## SUPPLIED MATERIAL
+++++

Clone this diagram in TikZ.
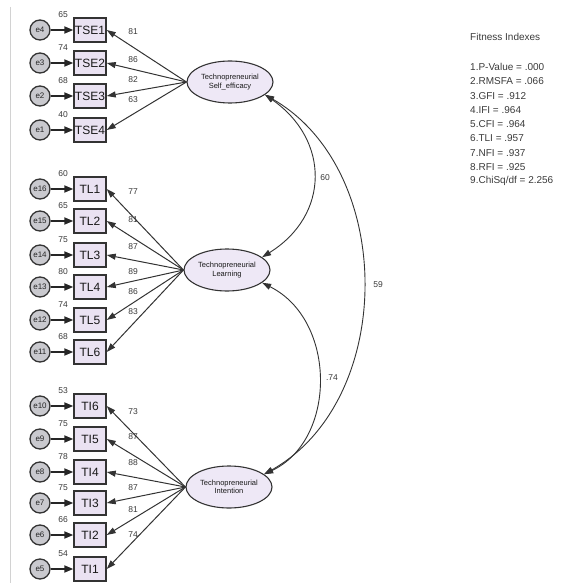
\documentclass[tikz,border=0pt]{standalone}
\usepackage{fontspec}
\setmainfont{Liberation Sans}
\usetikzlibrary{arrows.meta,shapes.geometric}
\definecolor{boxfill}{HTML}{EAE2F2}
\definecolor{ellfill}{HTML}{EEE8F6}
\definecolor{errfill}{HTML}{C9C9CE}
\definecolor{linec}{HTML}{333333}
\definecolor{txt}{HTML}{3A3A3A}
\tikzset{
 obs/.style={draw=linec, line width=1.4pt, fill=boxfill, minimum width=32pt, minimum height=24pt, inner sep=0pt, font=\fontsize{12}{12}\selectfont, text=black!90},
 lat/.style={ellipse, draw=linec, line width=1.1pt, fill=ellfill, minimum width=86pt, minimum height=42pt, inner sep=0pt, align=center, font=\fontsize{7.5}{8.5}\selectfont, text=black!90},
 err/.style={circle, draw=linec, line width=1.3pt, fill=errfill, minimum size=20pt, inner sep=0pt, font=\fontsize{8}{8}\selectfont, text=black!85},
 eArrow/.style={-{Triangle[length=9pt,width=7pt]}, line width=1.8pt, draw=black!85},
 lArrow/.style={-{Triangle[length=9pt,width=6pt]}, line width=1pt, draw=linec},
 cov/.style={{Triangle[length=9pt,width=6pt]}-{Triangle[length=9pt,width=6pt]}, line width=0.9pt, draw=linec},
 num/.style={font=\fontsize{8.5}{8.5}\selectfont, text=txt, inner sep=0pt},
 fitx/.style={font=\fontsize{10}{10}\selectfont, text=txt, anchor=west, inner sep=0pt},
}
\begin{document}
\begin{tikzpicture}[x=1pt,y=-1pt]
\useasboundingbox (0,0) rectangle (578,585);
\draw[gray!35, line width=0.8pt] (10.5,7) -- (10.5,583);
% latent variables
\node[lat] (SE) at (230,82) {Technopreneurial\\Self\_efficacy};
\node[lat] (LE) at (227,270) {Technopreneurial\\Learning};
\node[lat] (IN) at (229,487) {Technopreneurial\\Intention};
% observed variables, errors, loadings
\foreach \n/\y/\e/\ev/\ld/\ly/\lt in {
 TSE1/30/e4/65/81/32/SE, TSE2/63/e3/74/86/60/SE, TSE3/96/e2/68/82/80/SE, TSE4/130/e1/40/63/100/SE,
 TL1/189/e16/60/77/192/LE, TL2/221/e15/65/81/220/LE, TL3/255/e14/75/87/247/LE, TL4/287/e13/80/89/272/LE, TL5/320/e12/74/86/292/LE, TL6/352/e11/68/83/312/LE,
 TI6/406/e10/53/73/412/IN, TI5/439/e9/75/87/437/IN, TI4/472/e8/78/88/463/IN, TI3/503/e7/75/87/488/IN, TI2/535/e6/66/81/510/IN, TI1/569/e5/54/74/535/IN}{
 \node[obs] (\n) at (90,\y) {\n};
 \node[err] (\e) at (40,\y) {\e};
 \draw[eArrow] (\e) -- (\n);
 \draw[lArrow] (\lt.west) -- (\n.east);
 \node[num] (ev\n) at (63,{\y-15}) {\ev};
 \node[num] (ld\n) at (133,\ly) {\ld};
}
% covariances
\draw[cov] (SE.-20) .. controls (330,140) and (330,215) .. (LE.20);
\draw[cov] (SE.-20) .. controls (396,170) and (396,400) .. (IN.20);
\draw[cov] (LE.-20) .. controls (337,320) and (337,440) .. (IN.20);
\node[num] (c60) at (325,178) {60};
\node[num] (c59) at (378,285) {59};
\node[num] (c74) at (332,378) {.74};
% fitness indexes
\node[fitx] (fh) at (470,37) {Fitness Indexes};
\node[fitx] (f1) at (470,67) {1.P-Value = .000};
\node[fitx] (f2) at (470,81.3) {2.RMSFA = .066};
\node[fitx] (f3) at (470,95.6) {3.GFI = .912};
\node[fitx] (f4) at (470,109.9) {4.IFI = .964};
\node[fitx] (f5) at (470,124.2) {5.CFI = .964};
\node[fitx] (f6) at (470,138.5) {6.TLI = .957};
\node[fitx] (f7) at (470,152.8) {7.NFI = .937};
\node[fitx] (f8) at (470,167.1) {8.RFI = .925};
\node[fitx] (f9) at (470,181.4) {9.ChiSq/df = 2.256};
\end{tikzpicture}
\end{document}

+++++

## INSTRUCTION
All of the material above should be reproduced exactly, except the pictures.

## WRITTEN ANSWER
Clone this diagram in TikZ.
\documentclass[tikz,border=0pt]{standalone}
\usepackage{fontspec}
\setmainfont{Liberation Sans}
\usetikzlibrary{arrows.meta,shapes.geometric}
\definecolor{boxfill}{HTML}{EAE2F2}
\definecolor{ellfill}{HTML}{EEE8F6}
\definecolor{errfill}{HTML}{C9C9CE}
\definecolor{linec}{HTML}{333333}
\definecolor{txt}{HTML}{3A3A3A}
\tikzset{
 obs/.style={draw=linec, line width=1.4pt, fill=boxfill, minimum width=32pt, minimum height=24pt, inner sep=0pt, font=\fontsize{12}{12}\selectfont, text=black!90},
 lat/.style={ellipse, draw=linec, line width=1.1pt, fill=ellfill, minimum width=86pt, minimum height=42pt, inner sep=0pt, align=center, font=\fontsize{7.5}{8.5}\selectfont, text=black!90},
 err/.style={circle, draw=linec, line width=1.3pt, fill=errfill, minimum size=20pt, inner sep=0pt, font=\fontsize{8}{8}\selectfont, text=black!85},
 eArrow/.style={-{Triangle[length=9pt,width=7pt]}, line width=1.8pt, draw=black!85},
 lArrow/.style={-{Triangle[length=9pt,width=6pt]}, line width=1pt, draw=linec},
 cov/.style={{Triangle[length=9pt,width=6pt]}-{Triangle[length=9pt,width=6pt]}, line width=0.9pt, draw=linec},
 num/.style={font=\fontsize{8.5}{8.5}\selectfont, text=txt, inner sep=0pt},
 fitx/.style={font=\fontsize{10}{10}\selectfont, text=txt, anchor=west, inner sep=0pt},
}
\begin{document}
\begin{tikzpicture}[x=1pt,y=-1pt]
\useasboundingbox (0,0) rectangle (578,585);
\draw[gray!35, line width=0.8pt] (10.5,7) -- (10.5,583);
% latent variables
\node[lat] (SE) at (230,82) {Technopreneurial\\Self\_efficacy};
\node[lat] (LE) at (227,270) {Technopreneurial\\Learning};
\node[lat] (IN) at (229,487) {Technopreneurial\\Intention};
% observed variables, errors, loadings
\foreach \n/\y/\e/\ev/\ld/\ly/\lt in {
 TSE1/30/e4/65/81/32/SE, TSE2/63/e3/74/86/60/SE, TSE3/96/e2/68/82/80/SE, TSE4/130/e1/40/63/100/SE,
 TL1/189/e16/60/77/192/LE, TL2/221/e15/65/81/220/LE, TL3/255/e14/75/87/247/LE, TL4/287/e13/80/89/272/LE, TL5/320/e12/74/86/292/LE, TL6/352/e11/68/83/312/LE,
 TI6/406/e10/53/73/412/IN, TI5/439/e9/75/87/437/IN, TI4/472/e8/78/88/463/IN, TI3/503/e7/75/87/488/IN, TI2/535/e6/66/81/510/IN, TI1/569/e5/54/74/535/IN}{
 \node[obs] (\n) at (90,\y) {\n};
 \node[err] (\e) at (40,\y) {\e};
 \draw[eArrow] (\e) -- (\n);
 \draw[lArrow] (\lt.west) -- (\n.east);
 \node[num] (ev\n) at (63,{\y-15}) {\ev};
 \node[num] (ld\n) at (133,\ly) {\ld};
}
% covariances
\draw[cov] (SE.-20) .. controls (330,140) and (330,215) .. (LE.20);
\draw[cov] (SE.-20) .. controls (396,170) and (396,400) .. (IN.20);
\draw[cov] (LE.-20) .. controls (337,320) and (337,440) .. (IN.20);
\node[num] (c60) at (325,178) {60};
\node[num] (c59) at (378,285) {59};
\node[num] (c74) at (332,378) {.74};
% fitness indexes
\node[fitx] (fh) at (470,37) {Fitness Indexes};
\node[fitx] (f1) at (470,67) {1.P-Value = .000};
\node[fitx] (f2) at (470,81.3) {2.RMSFA = .066};
\node[fitx] (f3) at (470,95.6) {3.GFI = .912};
\node[fitx] (f4) at (470,109.9) {4.IFI = .964};
\node[fitx] (f5) at (470,124.2) {5.CFI = .964};
\node[fitx] (f6) at (470,138.5) {6.TLI = .957};
\node[fitx] (f7) at (470,152.8) {7.NFI = .937};
\node[fitx] (f8) at (470,167.1) {8.RFI = .925};
\node[fitx] (f9) at (470,181.4) {9.ChiSq/df = 2.256};
\end{tikzpicture}
\end{document}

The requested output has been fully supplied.